__INFORMATION PROVIDED__
++++++++

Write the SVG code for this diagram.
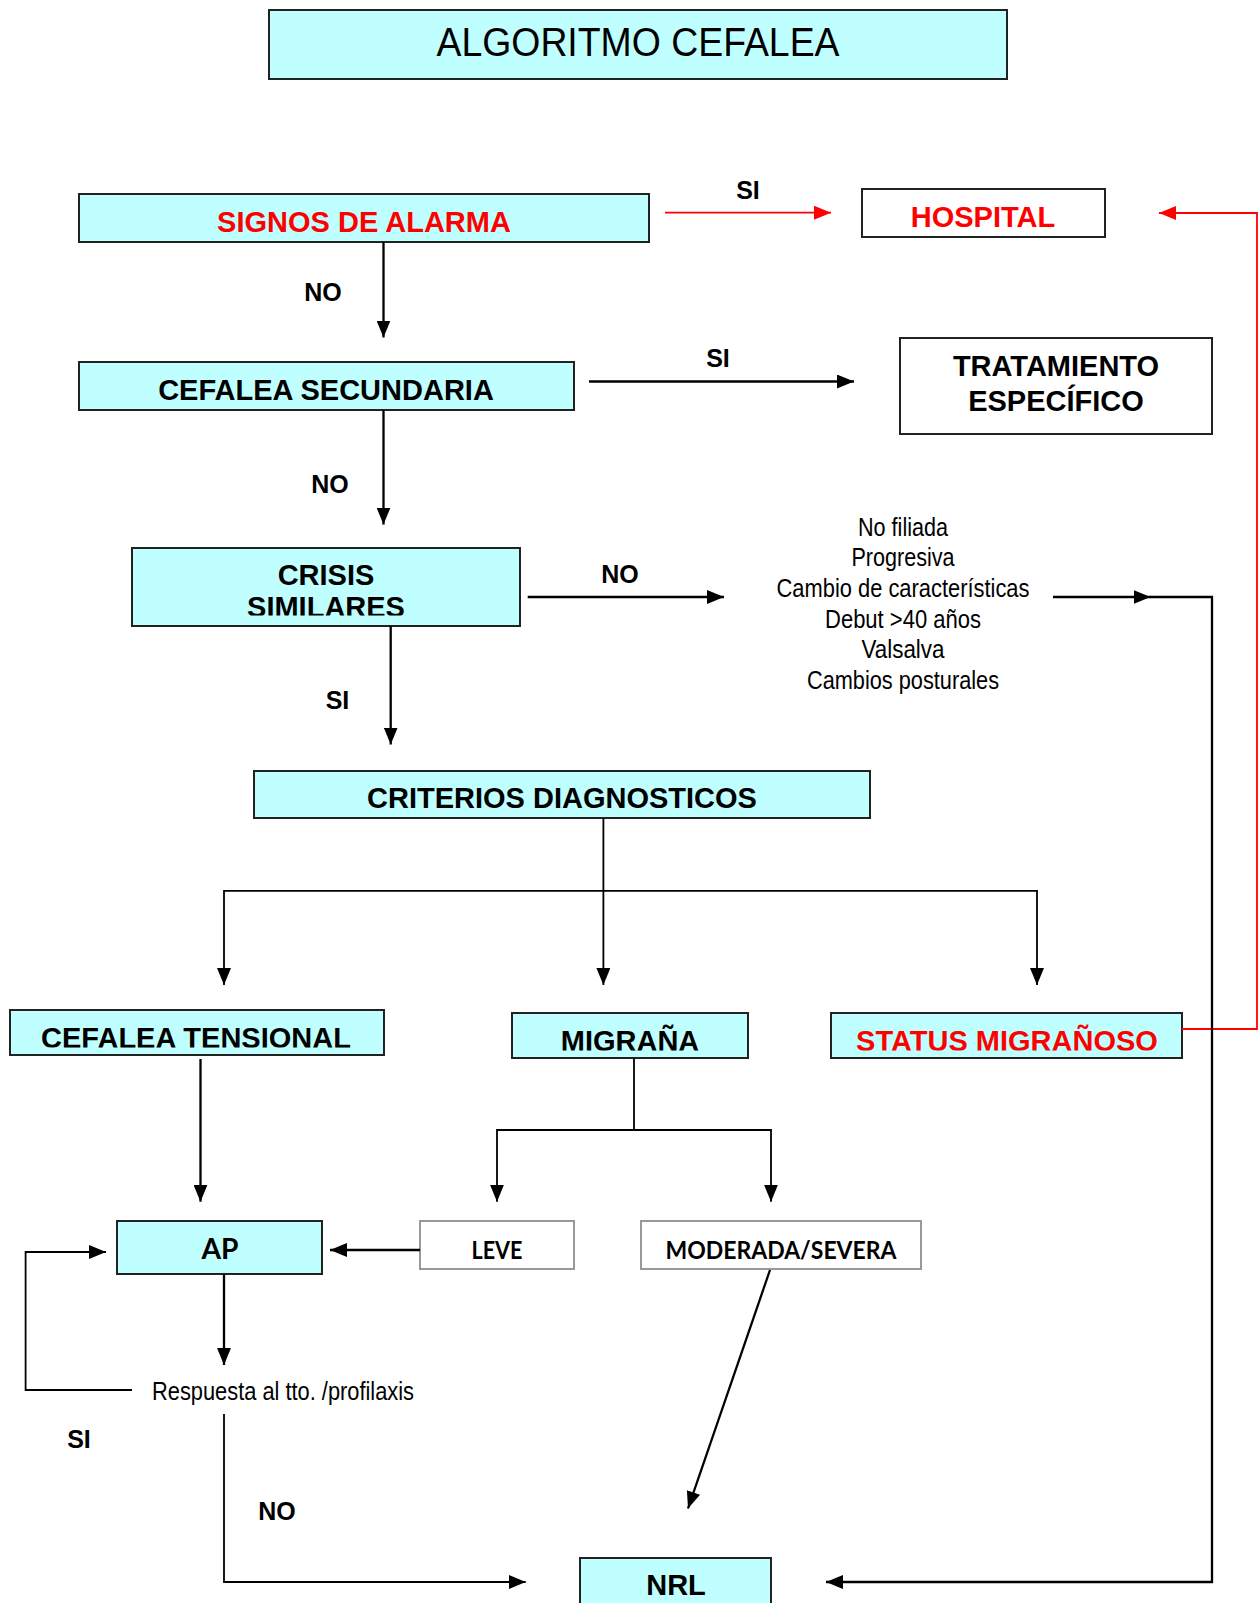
<svg xmlns="http://www.w3.org/2000/svg" width="1260" height="1603" viewBox="0 0 1260 1603">
<style>
.box{fill:#C0FFFF;stroke:#222;stroke-width:2}
.wbox{fill:#fff;stroke:#222;stroke-width:2}
.gbox{fill:#fff;stroke:#999;stroke-width:2}
.b{font-family:"Liberation Sans",Arial,sans-serif;font-weight:bold;font-size:29px;text-anchor:middle;fill:#000}
.red{fill:#FF0000}
.lbl{font-family:"Liberation Sans",Arial,sans-serif;font-weight:bold;font-size:25px;text-anchor:middle;fill:#000}
.n{font-family:"Liberation Sans",Arial,sans-serif;font-size:25px;text-anchor:middle;fill:#000}
.c{font-family:Lato,"Liberation Sans",sans-serif;font-weight:bold;text-anchor:middle;fill:#000}
.ln{fill:none;stroke:#000;stroke-width:2.3}
.thin{fill:none;stroke:#000;stroke-width:1.8}
.rl{fill:none;stroke:#FF0000;stroke-width:1.8}
</style>
<defs>
<marker id="ah" viewBox="0 0 17 14" refX="17" refY="7" markerWidth="17" markerHeight="14" markerUnits="userSpaceOnUse" orient="auto"><path d="M0,0 L17,7 L0,14 z" fill="#000"/></marker>
<marker id="ahr" viewBox="0 0 17 14" refX="17" refY="7" markerWidth="17" markerHeight="14" markerUnits="userSpaceOnUse" orient="auto"><path d="M0,0 L17,7 L0,14 z" fill="#FF0000"/></marker>
<clipPath id="clipCrisis"><rect x="132" y="548" width="388" height="67.5"/></clipPath>
<clipPath id="clipTens"><rect x="10" y="1010" width="374" height="37.5"/></clipPath>
<clipPath id="clipMig"><rect x="512" y="1013" width="236" height="37.5"/></clipPath>
<clipPath id="clipStat"><rect x="831" y="1013" width="352" height="37.5"/></clipPath>
</defs>

<g id="title">
<rect class="box" x="269" y="10" width="738" height="69"/>
<text x="638" y="56" font-family="'Liberation Sans',Arial,sans-serif" font-size="40" text-anchor="middle" textLength="403" lengthAdjust="spacingAndGlyphs">ALGORITMO CEFALEA</text>
</g>

<g id="signos">
<rect class="box" x="79" y="194" width="570" height="48"/>
<text class="b red" x="364" y="232">SIGNOS DE ALARMA</text>
</g>

<g id="hospital">
<rect class="wbox" x="862" y="189" width="243" height="48"/>
<text class="b red" x="983" y="227">HOSPITAL</text>
</g>

<g id="secundaria">
<rect class="box" x="79" y="362" width="495" height="48"/>
<text class="b" x="326" y="400">CEFALEA SECUNDARIA</text>
</g>

<g id="tratamiento">
<rect class="wbox" x="900" y="338" width="312" height="96"/>
<text class="b" x="1056" y="376">TRATAMIENTO</text>
<text class="b" x="1056" y="411">ESPECÍFICO</text>
</g>

<g id="crisis">
<rect class="box" x="132" y="548" width="388" height="78"/>
<text class="b" x="326" y="585">CRISIS</text>
<text class="b" x="326" y="617" clip-path="url(#clipCrisis)">SIMILARES</text>
</g>

<g id="lista">
<text class="n" x="903" y="536" textLength="90" lengthAdjust="spacingAndGlyphs">No filiada</text>
<text class="n" x="903" y="566" textLength="103" lengthAdjust="spacingAndGlyphs">Progresiva</text>
<text class="n" x="903" y="597" textLength="253" lengthAdjust="spacingAndGlyphs">Cambio de características</text>
<text class="n" x="903" y="628" textLength="156" lengthAdjust="spacingAndGlyphs">Debut &gt;40 años</text>
<text class="n" x="903" y="658" textLength="83" lengthAdjust="spacingAndGlyphs">Valsalva</text>
<text class="n" x="903" y="689" textLength="192" lengthAdjust="spacingAndGlyphs">Cambios posturales</text>
</g>

<g id="criterios">
<rect class="box" x="254" y="771" width="616" height="47"/>
<text class="b" x="562" y="808">CRITERIOS DIAGNOSTICOS</text>
</g>

<g id="tensional">
<rect class="box" x="10" y="1010" width="374" height="45"/>
<text class="b" x="196" y="1048" clip-path="url(#clipTens)">CEFALEA TENSIONAL</text>
</g>

<g id="migrana">
<rect class="box" x="512" y="1013" width="236" height="45"/>
<text class="b" x="630" y="1051" clip-path="url(#clipMig)">MIGRAÑA</text>
</g>

<g id="status">
<rect class="box" x="831" y="1013" width="351" height="45"/>
<text class="b red" x="1007" y="1051" clip-path="url(#clipStat)">STATUS MIGRAÑOSO</text>
</g>

<g id="ap">
<rect class="box" x="117" y="1221" width="205" height="53"/>
<text class="c" x="220" y="1259" font-size="29" textLength="37" lengthAdjust="spacingAndGlyphs">AP</text>
</g>

<g id="leve">
<rect class="gbox" x="420" y="1221" width="154" height="48"/>
<text class="c" x="497" y="1259" font-size="25" textLength="51" lengthAdjust="spacingAndGlyphs">LEVE</text>
</g>

<g id="moderada">
<rect class="gbox" x="641" y="1221" width="280" height="48"/>
<text class="c" x="781" y="1259" font-size="25" textLength="231" lengthAdjust="spacingAndGlyphs">MODERADA/SEVERA</text>
</g>

<g id="respuesta">
<text class="n" x="283" y="1400" textLength="262" lengthAdjust="spacingAndGlyphs">Respuesta al tto. /profilaxis</text>
</g>

<g id="nrl">
<rect class="box" x="580" y="1558" width="191" height="50"/>
<text class="b" x="676" y="1595">NRL</text>
</g>

<g id="connectors">
<path class="rl" d="M665,212.7 H831" marker-end="url(#ahr)"/>
<path class="rl" d="M1182,1029 H1257 V213 H1159" marker-end="url(#ahr)"/>
<path class="ln" d="M383.5,242 V337.5" marker-end="url(#ah)"/>
<path class="ln" d="M589,381.5 H854" marker-end="url(#ah)"/>
<path class="ln" d="M383.5,410 V524.6" marker-end="url(#ah)"/>
<path class="ln" d="M527.7,597 H724" marker-end="url(#ah)"/>
<path class="ln" d="M1053,597 H1150.5" marker-end="url(#ah)"/>
<path class="ln" d="M1150,597 H1212 V1582 H826" marker-end="url(#ah)"/>
<path class="ln" d="M390.7,626 V744.5" marker-end="url(#ah)"/>
<path class="thin" d="M603.4,818 V985" marker-end="url(#ah)"/>
<path class="thin" d="M603.4,890.8 H224 V985" marker-end="url(#ah)"/>
<path class="thin" d="M603.4,890.8 H1037 V985" marker-end="url(#ah)"/>
<path class="ln" d="M200.5,1059 V1201.7" marker-end="url(#ah)"/>
<path class="thin" d="M634,1058.5 V1130"/>
<path class="thin" d="M634,1130 H497 V1201.7" marker-end="url(#ah)"/>
<path class="thin" d="M634,1130 H771 V1201.7" marker-end="url(#ah)"/>
<path class="ln" d="M420,1250 H330" marker-end="url(#ah)"/>
<path class="ln" d="M224,1274.3 V1365" marker-end="url(#ah)"/>
<path class="thin" d="M132,1390 H25.6 V1252 H106" marker-end="url(#ah)"/>
<path class="thin" d="M224,1414 V1582 H525.7" marker-end="url(#ah)"/>
<path class="ln" d="M770,1270 L688,1508.5" marker-end="url(#ah)"/>
<text class="lbl" x="748" y="199">SI</text>
<text class="lbl" x="323" y="300.5">NO</text>
<text class="lbl" x="718" y="367">SI</text>
<text class="lbl" x="330" y="493">NO</text>
<text class="lbl" x="620" y="583">NO</text>
<text class="lbl" x="337.5" y="708.5">SI</text>
<text class="lbl" x="79" y="1448">SI</text>
<text class="lbl" x="277" y="1519.5">NO</text>
</g>
</svg>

++++++++

__THE TASK__
Copy out the listing exactly as it stands, but not the pictures.

__WRITTEN RESPONSE__
Write the SVG code for this diagram.
<svg xmlns="http://www.w3.org/2000/svg" width="1260" height="1603" viewBox="0 0 1260 1603">
<style>
.box{fill:#C0FFFF;stroke:#222;stroke-width:2}
.wbox{fill:#fff;stroke:#222;stroke-width:2}
.gbox{fill:#fff;stroke:#999;stroke-width:2}
.b{font-family:"Liberation Sans",Arial,sans-serif;font-weight:bold;font-size:29px;text-anchor:middle;fill:#000}
.red{fill:#FF0000}
.lbl{font-family:"Liberation Sans",Arial,sans-serif;font-weight:bold;font-size:25px;text-anchor:middle;fill:#000}
.n{font-family:"Liberation Sans",Arial,sans-serif;font-size:25px;text-anchor:middle;fill:#000}
.c{font-family:Lato,"Liberation Sans",sans-serif;font-weight:bold;text-anchor:middle;fill:#000}
.ln{fill:none;stroke:#000;stroke-width:2.3}
.thin{fill:none;stroke:#000;stroke-width:1.8}
.rl{fill:none;stroke:#FF0000;stroke-width:1.8}
</style>
<defs>
<marker id="ah" viewBox="0 0 17 14" refX="17" refY="7" markerWidth="17" markerHeight="14" markerUnits="userSpaceOnUse" orient="auto"><path d="M0,0 L17,7 L0,14 z" fill="#000"/></marker>
<marker id="ahr" viewBox="0 0 17 14" refX="17" refY="7" markerWidth="17" markerHeight="14" markerUnits="userSpaceOnUse" orient="auto"><path d="M0,0 L17,7 L0,14 z" fill="#FF0000"/></marker>
<clipPath id="clipCrisis"><rect x="132" y="548" width="388" height="67.5"/></clipPath>
<clipPath id="clipTens"><rect x="10" y="1010" width="374" height="37.5"/></clipPath>
<clipPath id="clipMig"><rect x="512" y="1013" width="236" height="37.5"/></clipPath>
<clipPath id="clipStat"><rect x="831" y="1013" width="352" height="37.5"/></clipPath>
</defs>

<g id="title">
<rect class="box" x="269" y="10" width="738" height="69"/>
<text x="638" y="56" font-family="'Liberation Sans',Arial,sans-serif" font-size="40" text-anchor="middle" textLength="403" lengthAdjust="spacingAndGlyphs">ALGORITMO CEFALEA</text>
</g>

<g id="signos">
<rect class="box" x="79" y="194" width="570" height="48"/>
<text class="b red" x="364" y="232">SIGNOS DE ALARMA</text>
</g>

<g id="hospital">
<rect class="wbox" x="862" y="189" width="243" height="48"/>
<text class="b red" x="983" y="227">HOSPITAL</text>
</g>

<g id="secundaria">
<rect class="box" x="79" y="362" width="495" height="48"/>
<text class="b" x="326" y="400">CEFALEA SECUNDARIA</text>
</g>

<g id="tratamiento">
<rect class="wbox" x="900" y="338" width="312" height="96"/>
<text class="b" x="1056" y="376">TRATAMIENTO</text>
<text class="b" x="1056" y="411">ESPECÍFICO</text>
</g>

<g id="crisis">
<rect class="box" x="132" y="548" width="388" height="78"/>
<text class="b" x="326" y="585">CRISIS</text>
<text class="b" x="326" y="617" clip-path="url(#clipCrisis)">SIMILARES</text>
</g>

<g id="lista">
<text class="n" x="903" y="536" textLength="90" lengthAdjust="spacingAndGlyphs">No filiada</text>
<text class="n" x="903" y="566" textLength="103" lengthAdjust="spacingAndGlyphs">Progresiva</text>
<text class="n" x="903" y="597" textLength="253" lengthAdjust="spacingAndGlyphs">Cambio de características</text>
<text class="n" x="903" y="628" textLength="156" lengthAdjust="spacingAndGlyphs">Debut &gt;40 años</text>
<text class="n" x="903" y="658" textLength="83" lengthAdjust="spacingAndGlyphs">Valsalva</text>
<text class="n" x="903" y="689" textLength="192" lengthAdjust="spacingAndGlyphs">Cambios posturales</text>
</g>

<g id="criterios">
<rect class="box" x="254" y="771" width="616" height="47"/>
<text class="b" x="562" y="808">CRITERIOS DIAGNOSTICOS</text>
</g>

<g id="tensional">
<rect class="box" x="10" y="1010" width="374" height="45"/>
<text class="b" x="196" y="1048" clip-path="url(#clipTens)">CEFALEA TENSIONAL</text>
</g>

<g id="migrana">
<rect class="box" x="512" y="1013" width="236" height="45"/>
<text class="b" x="630" y="1051" clip-path="url(#clipMig)">MIGRAÑA</text>
</g>

<g id="status">
<rect class="box" x="831" y="1013" width="351" height="45"/>
<text class="b red" x="1007" y="1051" clip-path="url(#clipStat)">STATUS MIGRAÑOSO</text>
</g>

<g id="ap">
<rect class="box" x="117" y="1221" width="205" height="53"/>
<text class="c" x="220" y="1259" font-size="29" textLength="37" lengthAdjust="spacingAndGlyphs">AP</text>
</g>

<g id="leve">
<rect class="gbox" x="420" y="1221" width="154" height="48"/>
<text class="c" x="497" y="1259" font-size="25" textLength="51" lengthAdjust="spacingAndGlyphs">LEVE</text>
</g>

<g id="moderada">
<rect class="gbox" x="641" y="1221" width="280" height="48"/>
<text class="c" x="781" y="1259" font-size="25" textLength="231" lengthAdjust="spacingAndGlyphs">MODERADA/SEVERA</text>
</g>

<g id="respuesta">
<text class="n" x="283" y="1400" textLength="262" lengthAdjust="spacingAndGlyphs">Respuesta al tto. /profilaxis</text>
</g>

<g id="nrl">
<rect class="box" x="580" y="1558" width="191" height="50"/>
<text class="b" x="676" y="1595">NRL</text>
</g>

<g id="connectors">
<path class="rl" d="M665,212.7 H831" marker-end="url(#ahr)"/>
<path class="rl" d="M1182,1029 H1257 V213 H1159" marker-end="url(#ahr)"/>
<path class="ln" d="M383.5,242 V337.5" marker-end="url(#ah)"/>
<path class="ln" d="M589,381.5 H854" marker-end="url(#ah)"/>
<path class="ln" d="M383.5,410 V524.6" marker-end="url(#ah)"/>
<path class="ln" d="M527.7,597 H724" marker-end="url(#ah)"/>
<path class="ln" d="M1053,597 H1150.5" marker-end="url(#ah)"/>
<path class="ln" d="M1150,597 H1212 V1582 H826" marker-end="url(#ah)"/>
<path class="ln" d="M390.7,626 V744.5" marker-end="url(#ah)"/>
<path class="thin" d="M603.4,818 V985" marker-end="url(#ah)"/>
<path class="thin" d="M603.4,890.8 H224 V985" marker-end="url(#ah)"/>
<path class="thin" d="M603.4,890.8 H1037 V985" marker-end="url(#ah)"/>
<path class="ln" d="M200.5,1059 V1201.7" marker-end="url(#ah)"/>
<path class="thin" d="M634,1058.5 V1130"/>
<path class="thin" d="M634,1130 H497 V1201.7" marker-end="url(#ah)"/>
<path class="thin" d="M634,1130 H771 V1201.7" marker-end="url(#ah)"/>
<path class="ln" d="M420,1250 H330" marker-end="url(#ah)"/>
<path class="ln" d="M224,1274.3 V1365" marker-end="url(#ah)"/>
<path class="thin" d="M132,1390 H25.6 V1252 H106" marker-end="url(#ah)"/>
<path class="thin" d="M224,1414 V1582 H525.7" marker-end="url(#ah)"/>
<path class="ln" d="M770,1270 L688,1508.5" marker-end="url(#ah)"/>
<text class="lbl" x="748" y="199">SI</text>
<text class="lbl" x="323" y="300.5">NO</text>
<text class="lbl" x="718" y="367">SI</text>
<text class="lbl" x="330" y="493">NO</text>
<text class="lbl" x="620" y="583">NO</text>
<text class="lbl" x="337.5" y="708.5">SI</text>
<text class="lbl" x="79" y="1448">SI</text>
<text class="lbl" x="277" y="1519.5">NO</text>
</g>
</svg>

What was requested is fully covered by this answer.